Early next year Sun Microsystems Inc will outline new technologies – dubbed Serengheti – that it will offer for harnessing the processing power and memory of multiple systems by linking them together so they behave as a single virtual processing node. Call it ccNUMA by another name, but Sun doesn’t want its new 3D architecture, the basis of Serengheti, sullied by association with the current crop of cache-coherent distributed shared memory systems offered by the likes of Sequent Computer Systems Inc, Data General Corp or Silicon Graphics Inc. It thinks ccNUMA is fundamentally flawed because it introduces a bug into the shared memory ‘uniform’ model of SMP symmetric multiprocessing, namely a latency, or time penalty for accessing a remote memory store. It claims users and ISVs must undertake costly optimization of applications and system software to take full advantage of current ccNUMA architectures. Sun’s aim is to enable applications to take advantage of memory located on distributed systems by using Serengheti to ensure those systems behave for all intents and purposes as if they have a single store of shared memory. Serengheti – which reports say should be available in 1999 – is expected to combine techniques Sun has developed internally, plus those from its Cray superserver business and from Thinking Machines and Kendall Square Research. They include COMA, a Cache-Only Memory Architecture rival to ccNUMA that uses multiple levels of large caches, rather than a single large memory.
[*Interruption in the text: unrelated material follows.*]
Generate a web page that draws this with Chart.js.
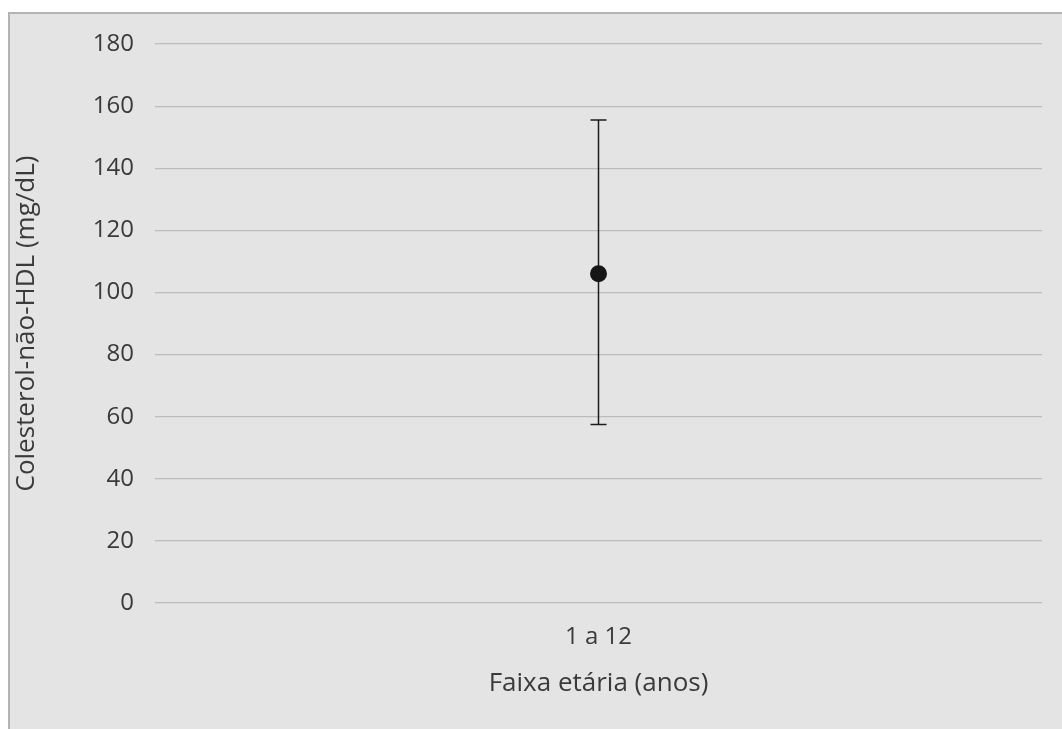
<!DOCTYPE html>
<html>
<head>
<meta charset="utf-8">
<script src="https://cdn.jsdelivr.net/npm/chart.js@4/dist/chart.umd.min.js"></script>
<style>
  html, body { margin: 0; padding: 0; background: #ffffff; overflow: hidden; }
  #frame {
    position: absolute; left: 8px; top: 12px; width: 1100px; height: 760px;
    background: #e4e4e4; border-left: 2px solid #b3b3b3; border-top: 2px solid #b3b3b3;
  }
  #chart { position: absolute; left: 0; top: 0; }
</style>
</head>
<body>
<div id="frame"></div>
<canvas id="chart" width="1062" height="729"></canvas>
<script>
// Age group and non-HDL cholesterol summary (mean with range bars)
const categories = ['1 a 12'];
const meanValues = [106];
const upperValues = [155.5];
const lowerValues = [57.5];
const yTickValues = [0, 20, 40, 60, 80, 100, 120, 140, 160, 180];

const FONT = "'Open Sans', 'DejaVu Sans', sans-serif";
const TEXT = '#3a3a3a';

// Vertical range bars with caps, positioned through the chart scales
const rangeBars = {
  id: 'rangeBars',
  beforeDatasetsDraw(chart) {
    const { ctx, scales: { x, y } } = chart;
    ctx.save();
    ctx.strokeStyle = '#1c1c1c';
    ctx.lineWidth = 1.5;
    categories.forEach((c, i) => {
      const px = x.getPixelForValue(i);
      const top = y.getPixelForValue(upperValues[i]);
      const bot = y.getPixelForValue(lowerValues[i]);
      const half = 8;
      ctx.beginPath();
      ctx.moveTo(px, top); ctx.lineTo(px, bot);
      ctx.moveTo(px - half, top); ctx.lineTo(px + half, top);
      ctx.moveTo(px - half, bot); ctx.lineTo(px + half, bot);
      ctx.stroke();
    });
    ctx.restore();
  }
};

new Chart(document.getElementById('chart'), {
  type: 'line',
  data: {
    labels: categories,
    datasets: [{
      data: meanValues,
      showLine: false,
      pointRadius: 8.5,
      pointHoverRadius: 8.5,
      pointBackgroundColor: '#161616',
      pointBorderColor: '#161616',
      pointBorderWidth: 0
    }]
  },
  options: {
    responsive: false,
    animation: false,
    events: [],
    layout: { padding: { left: 0, top: 44, right: 20, bottom: 0 } },
    plugins: { legend: { display: false }, tooltip: { enabled: false } },
    scales: {
      x: {
        offset: true,
        grid: { display: false, drawTicks: false },
        border: { display: false },
        ticks: { color: TEXT, font: { family: FONT, size: 24 }, padding: 20 },
        title: {
          display: true, text: 'Faixa etária (anos)', color: TEXT,
          font: { family: FONT, size: 26 }, padding: { top: 0, bottom: 30 }
        },
        afterFit(scale) { scale.height = 126; }
      },
      y: {
        min: 0, max: 180,
        afterBuildTicks(scale) { scale.ticks = yTickValues.map(v => ({ value: v })); },
        grid: { color: '#bcbcbc', lineWidth: 1.2, drawTicks: false },
        border: { display: false },
        ticks: { color: TEXT, font: { family: FONT, size: 24 }, padding: 21 },
        title: {
          display: true, text: 'Colesterol-não-HDL (mg/dL)', color: TEXT,
          font: { family: FONT, size: 26 }, padding: { top: 11, bottom: 0 }
        },
        afterFit(scale) { scale.width = 155; }
      }
    }
  },
  plugins: [rangeBars]
});
</script>
</body>
</html>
A single node of a COMA machine would use local memory as a cache of a greater shared virtual memory, which is controlled by a single instance of the operating system.
Cheetah
Serengheti, or what’s been dubbed third-generation, 3D NUMA, is seen as supporting nodes with up to 30 processors, by that time on Sun’s next-generation 500MHz UltraSparc III RISC, codenamed Cheetah. Although Sun is convinced that further development of its shared memory architecture deployed in future generations of its existing SMP servers will accommodate the majority of users’ processing requirements, Serengheti is expected to be flexible enough to enable OEMs and customers to configure multiple systems in a variety of distributed arrangements. Sun has even built a conventional ccNUMA system in its labs, but says it has no plans to productize this particular solution, having built it primarily to test concepts. Sun claims it could have brought ccNUMA systems on to market long before Sequent or Data General, insisting those companies had little choice but to develop ccNUMA system product lines to create a market and stay in business. If ccNUMA’s so good Sun wonders, why isn’t Sequent or Data General recording industry-leading TPC-C performance numbers? Meantime, Sun’s about to announce a new set of technologies for clustering groups of its existing servers together – where each server is effectively and independent processing engine having its own copy of the operating system – as well as some of the first pieces of its Full Moon clustering software are offered as extensions to its Solaris Unix (CI No 3,118). Sun’s already promised Java and browser-based monitoring for four-node clusters, support for multiple logical hosts and high-availability versions of its WebServer and internet mail server for this year.